Agenda tersebut dihadiri langsung Dalam paparannya, Wakil Menteri Hukum dan Hak Asasi Manusia RI (Wamenkumham) Prof. Dr. Edward Omar Sharif Hiariej, SH., M.Hum.
Wamenkumham dalam paparannya menjelaskan, Kitab Undang-undang Hukum Pidana (KUHP) yang telah disahkan oleh pemerintah mengatur badan hukum atau korporasi sebagai pihak yang dapat bertanggung jawab dan dipidana. Penjatuhan pidana pokok, pidana tambahan, dan tindakan dikenakan kepada korporasi dan orang-orang yang terlibat. Baik pengurus yang memiliki kedudukan fungsional, pemberi perintah, pemegang kendali, hingga pemilik manfaat.

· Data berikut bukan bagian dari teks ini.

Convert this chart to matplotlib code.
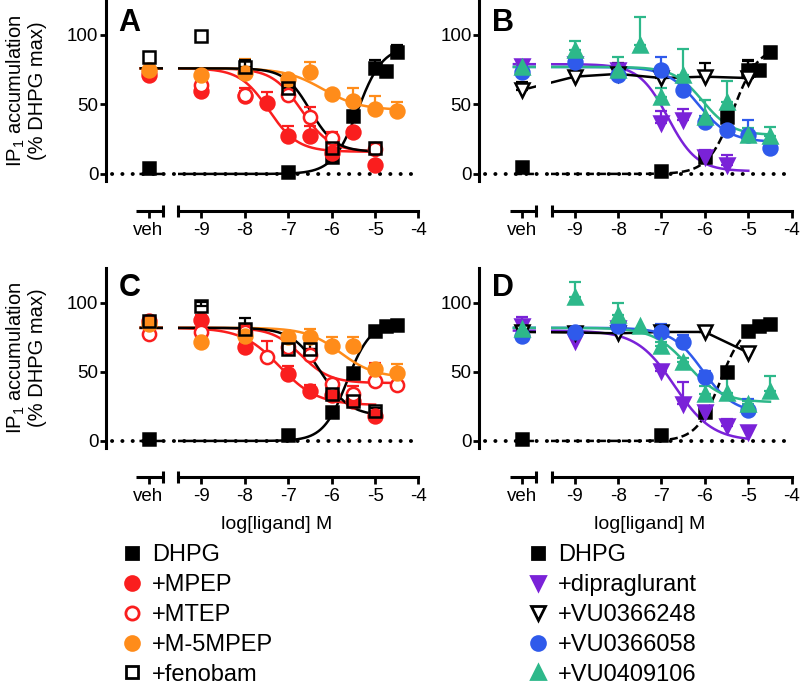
import numpy as np
import matplotlib

matplotlib.use("Agg")
import matplotlib.pyplot as plt
from matplotlib import font_manager
from matplotlib.lines import Line2D
from matplotlib.path import Path

nan = np.nan

# x categories: vehicle first, then log[ligand] (M)
DOSES = ["veh", -9, -8, -7.5, -7, -6.5, -6, -5.5, -5, -4.75, -4.5]
XTICKS = [-9, -8, -7, -6, -5, -4]
YTICKS = [0, 50, 100]

# ---- panel A : values, upper error, fit = [bottom, top, logEC50, hill, last dose]
A_DHPG = [4, nan, nan, nan, 1.5, nan, 12, 42, 76, 74, 88]
A_DHPG_ERR = [0, 0, 0, 0, 0, 0, 2, 3, 6, 0, 5]
A_DHPG_FIT = [0, 92, -5.4, 1.5, -4.5]
A_MPEP = [71, 60, 56, 51, 27, 27, 15, 30, 6.5, nan, nan]
A_MPEP_ERR = [3, 3, 6, 8, 7.5, 7.5, 3, 3, 0, 0, 0]
A_MPEP_FIT = [16, 76, -7.45, -1.3, -5]
A_MTEP = [73, 64, 57, nan, 57, 41, 26, nan, 18, nan, nan]
A_MTEP_ERR = [2, 2, 3, 0, 3, 7, 4, 0, 3, 0, 0]
A_MTEP_FIT = [16, 76, -6.7, -1.3, -5]
A_M5MPEP = [75, 71, 72.5, nan, 68, 73.5, 57.5, 52.5, 47, nan, 45]
A_M5MPEP_ERR = [2, 2, 10, 0, 3, 7, 2, 9, 9, 0, 7]
A_M5MPEP_FIT = [46, 76, -6.2, -1.0, -4.5]
A_FENO = [84, 99, 77, nan, 62, nan, 19, nan, 19, nan, nan]
A_FENO_ERR = [0, 0, 5, 0, 9, 0, 5, 0, 3, 0, 0]
A_FENO_FIT = [16, 76, -6.5, -1.5, -5]

# ---- panel B
B_DHPG = [5, nan, nan, nan, 2.4, nan, 12.5, 41, 75, 75, 87.5]
B_DHPG_ERR = [0, 0, 0, 0, 0, 0, 3, 4, 6, 0, 4]
B_DHPG_FIT = [0, 92, -5.35, 1.5, -4.5]
B_DIPRA = [78, 79, 75, nan, 36.5, 39, 12.5, 6.5, nan, nan, nan]
B_DIPRA_ERR = [1, 0, 0, 0, 8.5, 8, 4.5, 7.5, 0, 0, 0]
B_DIPRA_FIT = [2, 79, -6.85, -1.3, -5]
B_VU248 = [60.4, 70, 72, nan, 69, nan, 70, nan, 69, nan, nan]
B_VU248_ERR = [5.6, 0, 8, 0, 7, 0, 10, 0, 13, 0, 0]
B_VU058 = [73.6, 80.8, 71, nan, 74.8, 60.4, 37.6, 31.7, 28, nan, 18.5]
B_VU058_ERR = [3, 4, 2, 0, 9, 6, 4, 5, 11, 0, 0]
B_VU058_FIT = [23, 77, -6.15, -1.2, -4.5]
B_VU106 = [77, 89, 75, 93, 55.6, 71, 41, 52, 28, nan, 27]
B_VU106_ERR = [2, 7, 9, 20, 6, 19, 12, 15, 5, 0, 7]
B_VU106_FIT = [28, 77, -6.05, -1.3, -4.5]

# ---- panel C
C_DHPG = [1.4, nan, nan, nan, 4, nan, 21, 49, 80, 83, 84]
C_DHPG_ERR = [0, 0, 0, 0, 0, 0, 0, 3, 2, 0, 0]
C_DHPG_FIT = [0, 86, -5.65, 1.6, -4.5]
C_MPEP = [87, 88, 68, nan, 48.5, 36.5, 33, 29, 18, nan, nan]
C_MPEP_ERR = [2, 3, 3, 0, 6, 4, 3, 3, 2, 0, 0]
C_MPEP_FIT = [26, 82, -7.2, -1.0, -5]
C_MTEP = [77.5, 78.7, 78.7, 60.6, 68, 62, 41, 34, 43.7, nan, 40.6]
C_MTEP_ERR = [3, 3, 5, 12, 4, 5, 3, 6, 13, 0, 2]
C_MTEP_FIT = [42, 82, -6.7, -1.3, -4.5]
C_M5MPEP = [85, 71.5, 76, nan, 75, 75, 69, 69, 52, nan, 49]
C_M5MPEP_ERR = [2, 3, 3, 0, 3, 6, 6, 6, 3, 0, 7]
C_M5MPEP_FIT = [46, 82, -5.8, -1.1, -4.5]
C_FENO = [87, 98, 81, nan, 67, 67, 34, 29, 22, nan, nan]
C_FENO_ERR = [3, 3, 8, 0, 11, 4, 3, 3, 2, 0, 0]
C_FENO_FIT = [18, 82, -6.25, -1.3, -5]

# ---- panel D
D_DHPG = [1.4, nan, nan, nan, 4.3, nan, 21, 50, 80, 83.6, 85]
D_DHPG_ERR = [0, 0, 0, 0, 0, 0, 0, 3, 2, 0, 0]
D_DHPG_FIT = [0, 86, -5.65, 1.6, -4.5]
D_DIPRA = [83, 72.7, 82, nan, 51, 26.8, 20.8, 11, 6.3, nan, nan]
D_DIPRA_ERR = [7, 0, 0, 0, 2, 16, 2, 5, 0, 0, 0]
D_DIPRA_FIT = [0, 80, -6.7, -1.0, -5]
D_VU248 = [79, 78.6, 78, nan, 79, nan, 79, nan, 64, nan, nan]
D_VU248_ERR = [3, 0, 0, 0, 3, 0, 3, 0, 0, 0, 0]
D_VU058 = [76.3, 78.7, 83.6, nan, 78.7, 71.5, 46, nan, 22.7, nan, nan]
D_VU058_ERR = [6, 0, 3, 0, 6, 5, 5, 0, 8, 0, 0]
D_VU058_FIT = [20, 82, -6.05, -1.2, -5]
D_VU106 = [81, 104, 91, 83.6, 69, 57, 34, 35, 26.8, nan, 36.5]
D_VU106_ERR = [7, 11, 9, 0, 3, 3, 6, 12, 2, 0, 10.5]
D_VU106_FIT = [28, 82, -6.4, -1.1, -4.5]

LEFT_NAMES = ["DHPG", "+MPEP", "+MTEP", "+M-5MPEP", "+fenobam"]
RIGHT_NAMES = ["DHPG", "+dipraglurant", "+VU0366248", "+VU0366058", "+VU0409106"]

RED = "#FA1E1E"
ORANGE = "#FF8C1A"
PURPLE = "#7A22D8"
BLUE = "#2F5AEB"
GREEN = "#2DB88A"

STYLE = {
    "DHPG": dict(color="black", marker="s", ms=8.5, mfc="black"),
    "+MPEP": dict(color=RED, marker="o", ms=10, mfc=RED),
    "+MTEP": dict(color=RED, marker="o", ms=9.5, mfc="white"),
    "+M-5MPEP": dict(color=ORANGE, marker="o", ms=10, mfc=ORANGE),
    "+fenobam": dict(color="black", marker="s", ms=9, mfc="none"),
    "+dipraglurant": dict(color=PURPLE, marker="v", ms=10, mfc=PURPLE),
    "+VU0366248": dict(color="black", marker="v", ms=10, mfc="white"),
    "+VU0366058": dict(color=BLUE, marker="o", ms=10, mfc=BLUE),
    "+VU0409106": dict(color=GREEN, marker="^", ms=10, mfc=GREEN),
}

# layout
VEH_POS = -10.22
XLIM = (-11.2, -4.0)
YLIM = (-5, 125)
CURVE_START = -10.4
GAP = (-9.88, -9.55)
AX_W = 0.3906
LEFTS = [0.1325, 0.599]
ROWS = [(0.7355, 0.2642, 0.6915, 0.957), (0.3452, 0.2623, 0.3026, 0.975)]
LW = 1.8

names = {f.name for f in font_manager.fontManager.ttflist}
plt.rcParams["font.family"] = ["Liberation Sans", "DejaVu Sans"]
plt.rcParams["mathtext.fontset"] = "custom"
plt.rcParams["mathtext.rm"] = "Liberation Sans"
plt.rcParams["mathtext.default"] = "regular"
if "Liberation Sans Narrow" in names:
    XLABEL_FONT = dict(family="Liberation Sans Narrow", size=16.5)
else:
    XLABEL_FONT = dict(family="Liberation Sans", size=14)


def sigmoid(x, bottom, top, log_ec50, hill):
    return bottom + (top - bottom) / (1 + 10 ** ((log_ec50 - x) * hill))


def gap_clip_path():
    """Two rectangles either side of the axis break."""
    lo, hi = GAP
    verts = [(-20, -50), (lo, -50), (lo, 300), (-20, 300), (-20, -50),
             (hi, -50), (0, -50), (0, 300), (hi, 300), (hi, -50)]
    codes = [Path.MOVETO, Path.LINETO, Path.LINETO, Path.LINETO, Path.CLOSEPOLY] * 2
    return Path(verts, codes)


def draw_series(ax, name, values, errors, fit, dashed=False):
    st = STYLE[name]
    xs = np.array([VEH_POS] + DOSES[1:], dtype=float)
    vals = np.array(values, dtype=float)
    errs = np.array(errors, dtype=float)
    ok = ~np.isnan(vals)

    if fit is not None:
        xc = np.linspace(CURVE_START, fit[4], 400)
        (line,) = ax.plot(xc, sigmoid(xc, *fit[:4]), color=st["color"], lw=LW, zorder=2)
    else:
        (line,) = ax.plot(xs[ok], vals[ok], color=st["color"], lw=LW, zorder=2)
    if dashed:
        line.set_linestyle((0, (3.2, 1.6)))
    line.set_clip_path(gap_clip_path(), ax.transData)

    has_err = ok & (errs > 0)
    if has_err.any():
        ax.errorbar(xs[has_err], vals[has_err],
                    yerr=[np.zeros(has_err.sum()), errs[has_err]],
                    fmt="none", ecolor=st["color"], elinewidth=1.6,
                    capsize=4.6, capthick=1.6, zorder=4)
    ax.plot(xs[ok], vals[ok], ls="none", marker=st["marker"], ms=st["ms"],
            mfc=st["mfc"], mec=st["color"], mew=1.8, zorder=5)


def setup_axes(ax, letter, letter_y, ylabel):
    ax.set_xlim(*XLIM)
    ax.set_ylim(*YLIM)
    for side in ["top", "right", "bottom"]:
        ax.spines[side].set_visible(False)
    ax.spines["left"].set_linewidth(2.2)
    ax.set_xticks([])
    ax.set_yticks(YTICKS, [str(t) for t in YTICKS])
    ax.tick_params(axis="y", length=4.5, width=2, labelsize=13.5, pad=1)
    ax.axhline(0, xmin=0.02, xmax=0.99, color="black", lw=2.8,
               ls=(0, (0.05, 2.6)), dash_capstyle="round", zorder=3)
    ax.text(0.04, letter_y, letter, transform=ax.transAxes, fontsize=22,
            fontweight="bold", va="top", ha="left")
    if ylabel:
        ax.set_ylabel("IP$_1$ accumulation\n(% DHPG max)", fontsize=14.5,
                      linespacing=1.05)
        ax.yaxis.set_label_coords(-0.19, 0.5)


def draw_xaxis(fig, left, y):
    xa = fig.add_axes([left, y, AX_W, 0.001])
    xa.set_xlim(*XLIM)
    xa.set_ylim(0, 1)
    xa.patch.set_visible(False)
    for side in ["top", "right", "left"]:
        xa.spines[side].set_visible(False)
    xa.spines["bottom"].set_bounds(GAP[1] + 0.02, -4)
    xa.spines["bottom"].set_linewidth(2.2)
    xa.set_yticks([])
    xa.set_xticks([VEH_POS] + XTICKS, ["veh"] + [str(t) for t in XTICKS])
    xa.tick_params(axis="x", length=5, width=2, labelsize=13.5, pad=3)
    xa.plot([-10.5, GAP[0]], [0, 0], color="black", lw=2.2,
            solid_capstyle="butt", clip_on=False)
    xa.plot([GAP[0], GAP[1] + 0.02], [0, 0], ls="none", marker="|", ms=8,
            mew=2.2, color="black", clip_on=False)
    return xa


panels = [
    ("A", [("DHPG", A_DHPG, A_DHPG_ERR, A_DHPG_FIT),
           ("+MPEP", A_MPEP, A_MPEP_ERR, A_MPEP_FIT),
           ("+MTEP", A_MTEP, A_MTEP_ERR, A_MTEP_FIT),
           ("+M-5MPEP", A_M5MPEP, A_M5MPEP_ERR, A_M5MPEP_FIT),
           ("+fenobam", A_FENO, A_FENO_ERR, A_FENO_FIT)], False),
    ("B", [("DHPG", B_DHPG, B_DHPG_ERR, B_DHPG_FIT),
           ("+dipraglurant", B_DIPRA, B_DIPRA_ERR, B_DIPRA_FIT),
           ("+VU0366248", B_VU248, B_VU248_ERR, None),
           ("+VU0366058", B_VU058, B_VU058_ERR, B_VU058_FIT),
           ("+VU0409106", B_VU106, B_VU106_ERR, B_VU106_FIT)], True),
    ("C", [("DHPG", C_DHPG, C_DHPG_ERR, C_DHPG_FIT),
           ("+MPEP", C_MPEP, C_MPEP_ERR, C_MPEP_FIT),
           ("+MTEP", C_MTEP, C_MTEP_ERR, C_MTEP_FIT),
           ("+M-5MPEP", C_M5MPEP, C_M5MPEP_ERR, C_M5MPEP_FIT),
           ("+fenobam", C_FENO, C_FENO_ERR, C_FENO_FIT)], False),
    ("D", [("DHPG", D_DHPG, D_DHPG_ERR, D_DHPG_FIT),
           ("+dipraglurant", D_DIPRA, D_DIPRA_ERR, D_DIPRA_FIT),
           ("+VU0366248", D_VU248, D_VU248_ERR, None),
           ("+VU0366058", D_VU058, D_VU058_ERR, D_VU058_FIT),
           ("+VU0409106", D_VU106, D_VU106_ERR, D_VU106_FIT)], True),
]

fig = plt.figure(figsize=(8, 6.84), dpi=100)

for index, (letter, entries, dashed_dhpg) in enumerate(panels):
    row, col = divmod(index, 2)
    bottom, height, xaxis_y, letter_y = ROWS[row]
    left = LEFTS[col]
    ax = fig.add_axes([left, bottom, AX_W, height])
    setup_axes(ax, letter, letter_y, ylabel=(col == 0))
    for name, values, errors, fit in entries:
        draw_series(ax, name, values, errors, fit,
                    dashed=(dashed_dhpg and name == "DHPG"))
    draw_xaxis(fig, left, xaxis_y)
    if row == 1:
        label_x = left + AX_W * (-7.27 - XLIM[0]) / (XLIM[1] - XLIM[0])
        fig.text(label_x, 0.2325, "log[ligand] M", ha="center", va="center",
                 **XLABEL_FONT)


def legend_handles(series_names):
    handles = []
    for name in series_names:
        st = STYLE[name]
        handles.append(Line2D([], [], ls="none", marker=st["marker"],
                              ms=st["ms"], mfc=st["mfc"], mec=st["color"],
                              mew=2))
    return handles


for legend_x, series_names in [(0.153, LEFT_NAMES), (0.661, RIGHT_NAMES)]:
    fig.legend(legend_handles(series_names), series_names, loc="upper left",
               bbox_to_anchor=(legend_x, 0.204), frameon=False, fontsize=17,
               handlelength=0.8, handletextpad=0.45, labelspacing=0.33,
               borderpad=0, borderaxespad=0)

fig.savefig("out.png", dpi=100)
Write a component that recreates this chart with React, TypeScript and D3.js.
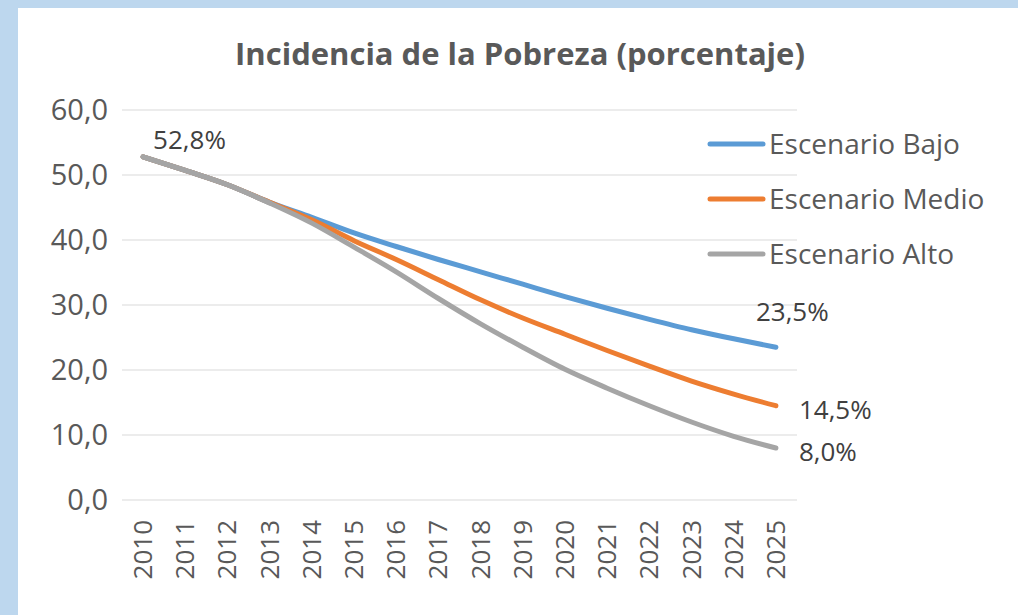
import React, { useEffect, useRef } from "react";
import * as d3 from "d3";

const years = ["2010", "2011", "2012", "2013", "2014", "2015", "2016", "2017", "2018", "2019", "2020", "2021", "2022", "2023", "2024", "2025"];
const bajo = [52.8, 50.7, 48.5, 45.8, 43.5, 41.1, 39.0, 37.0, 35.1, 33.2, 31.3, 29.5, 27.8, 26.2, 24.8, 23.5];
const medio = [52.8, 50.7, 48.5, 45.8, 43.1, 39.9, 37.0, 33.9, 30.8, 28.0, 25.5, 23.0, 20.6, 18.3, 16.3, 14.5];
const alto = [52.8, 50.7, 48.5, 45.7, 42.6, 38.9, 35.1, 31.0, 27.1, 23.5, 20.1, 17.2, 14.5, 12.0, 9.8, 8.0];
const yTicks = [0, 10, 20, 30, 40, 50, 60];
const seriesNames = ["Escenario Bajo", "Escenario Medio", "Escenario Alto"];
const colors = ["#5B9BD5", "#ED7D31", "#A5A5A5"];

export default function App() {
  const ref = useRef<SVGSVGElement>(null);

  useEffect(() => {
    const svg = d3.select(ref.current);
    svg.selectAll("*").remove();
    const W = 1018, H = 615;
    const font = "Open Sans, Liberation Sans, sans-serif";
    const textColor = "#595959";

    // background + border
    svg.append("rect").attr("width", W).attr("height", H).attr("fill", "#BDD7EE");
    svg.append("rect").attr("x", 18).attr("y", 8).attr("width", W - 18).attr("height", H - 8).attr("fill", "#fff");

    const x = d3.scaleBand().domain(years).range([122, 797]);
    const y = d3.scaleLinear().domain([0, 60]).range([500, 110]);

    // title
    svg.append("text")
      .attr("x", 520).attr("y", 65)
      .attr("text-anchor", "middle")
      .style("font-family", font).style("font-weight", "bold").style("font-size", "31px")
      .attr("fill", textColor)
      .text("Incidencia de la Pobreza (porcentaje)");

    // gridlines
    svg.append("g").selectAll("line").data(yTicks).enter().append("line")
      .attr("x1", 122).attr("x2", 797)
      .attr("y1", d => y(d)).attr("y2", d => y(d))
      .attr("stroke", "#D9D9D9").attr("stroke-width", 1.2);

    // y labels
    svg.append("g").selectAll("text").data(yTicks).enter().append("text")
      .attr("x", 108).attr("y", d => y(d) + 10)
      .attr("text-anchor", "end")
      .style("font-family", font).style("font-size", "29px")
      .attr("fill", textColor)
      .text(d => d3.format(".1f")(d).replace(".", ","));

    // x labels
    svg.append("g").selectAll("text").data(years).enter().append("text")
      .attr("transform", d => `translate(${x(d)! + x.bandwidth() / 2 + 9},520) rotate(-90)`)
      .attr("text-anchor", "end")
      .style("font-family", font).style("font-size", "26px")
      .attr("fill", textColor)
      .text(d => d);

    const line = d3.line<number>()
      .x((_, i) => x(years[i])! + x.bandwidth() / 2)
      .y(d => y(d))
      .curve(d3.curveMonotoneX);

    [bajo, medio, alto].forEach((s, i) => {
      svg.append("path")
        .datum(s)
        .attr("d", line)
        .attr("fill", "none")
        .attr("stroke", colors[i])
        .attr("stroke-width", 5)
        .attr("stroke-linecap", "round")
        .attr("stroke-linejoin", "round");
    });
    // shared start drawn in gray on top
    svg.append("path")
      .datum(alto.slice(0, 4))
      .attr("d", line)
      .attr("fill", "none").attr("stroke", colors[2]).attr("stroke-width", 5)
      .attr("stroke-linecap", "round");

    // data labels
    const lab = (txt: string, lx: number, ly: number) =>
      svg.append("text").attr("x", lx).attr("y", ly)
        .style("font-family", font).style("font-size", "26px")
        .attr("fill", "#404040").text(txt);
    const last = years.length - 1;
    const xEnd = x(years[last])! + x.bandwidth() / 2;
    lab("52,8%", x(years[0])! + x.bandwidth() / 2 + 10, y(bajo[0]) - 8);
    lab("23,5%", xEnd - 20, y(bajo[last]) - 26);
    lab("14,5%", xEnd + 23, y(medio[last]) + 13);
    lab("8,0%", xEnd + 23, y(alto[last]) + 13);

    // legend
    seriesNames.forEach((n, i) => {
      const ly = 144 + i * 55;
      svg.append("line").attr("x1", 710).attr("x2", 763).attr("y1", ly).attr("y2", ly)
        .attr("stroke", colors[i]).attr("stroke-width", 5).attr("stroke-linecap", "round");
      svg.append("text").attr("x", 769).attr("y", ly + 10)
        .style("font-family", font).style("font-size", "28px")
        .attr("fill", textColor).text(n);
    });
  }, []);

  return (
    <div style={{ position: "absolute", left: 0, top: 0 }}>
      <svg ref={ref} width={1018} height={615} style={{ display: "block" }}></svg>
    </div>
  );
}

Menurutnya, salah satu perbedaan mendasar KUHP baru dengan KUHP kolonial adalah pengedepanan norma restorative justice, di mana hukuman yang akan diberikan bagi setiap tindak pidana akan bertitik berat pada pemulihan keadilan, bukan semata pada penghukuman.
“Dengan KUHP baru, bisa merubah paradigma baru, merubah mindset berpikir masyarakat, merubah mindset berpikir aparat penegak hukum, sehingga memang sosialisasi ini menjadi sesuatu yang sangat urgent, sangat penting, tentunya kepada seluruh masyarakat,” terangnya.
Dikatakan bahwa, proses KUHP ini bukan sesuatu yang tiba-tiba, tetapi ini memakan waktu yang cukup panjang, sejak tahun 1958, diinisiasi oleh Lembaga Pembinaan Hukum Nasional yang sekarang menjadi Badan Pemerintah hukum Nasional
“Tetapi kemudian baru jadi pada tahun 1953 dan akhirnya disahkan pada tanggal 6 Desember 2022, diundangkan pada tanggal 6 Januari 2023 dengan UU no 1 tahun 2023 supaya lebih mudah diingat.”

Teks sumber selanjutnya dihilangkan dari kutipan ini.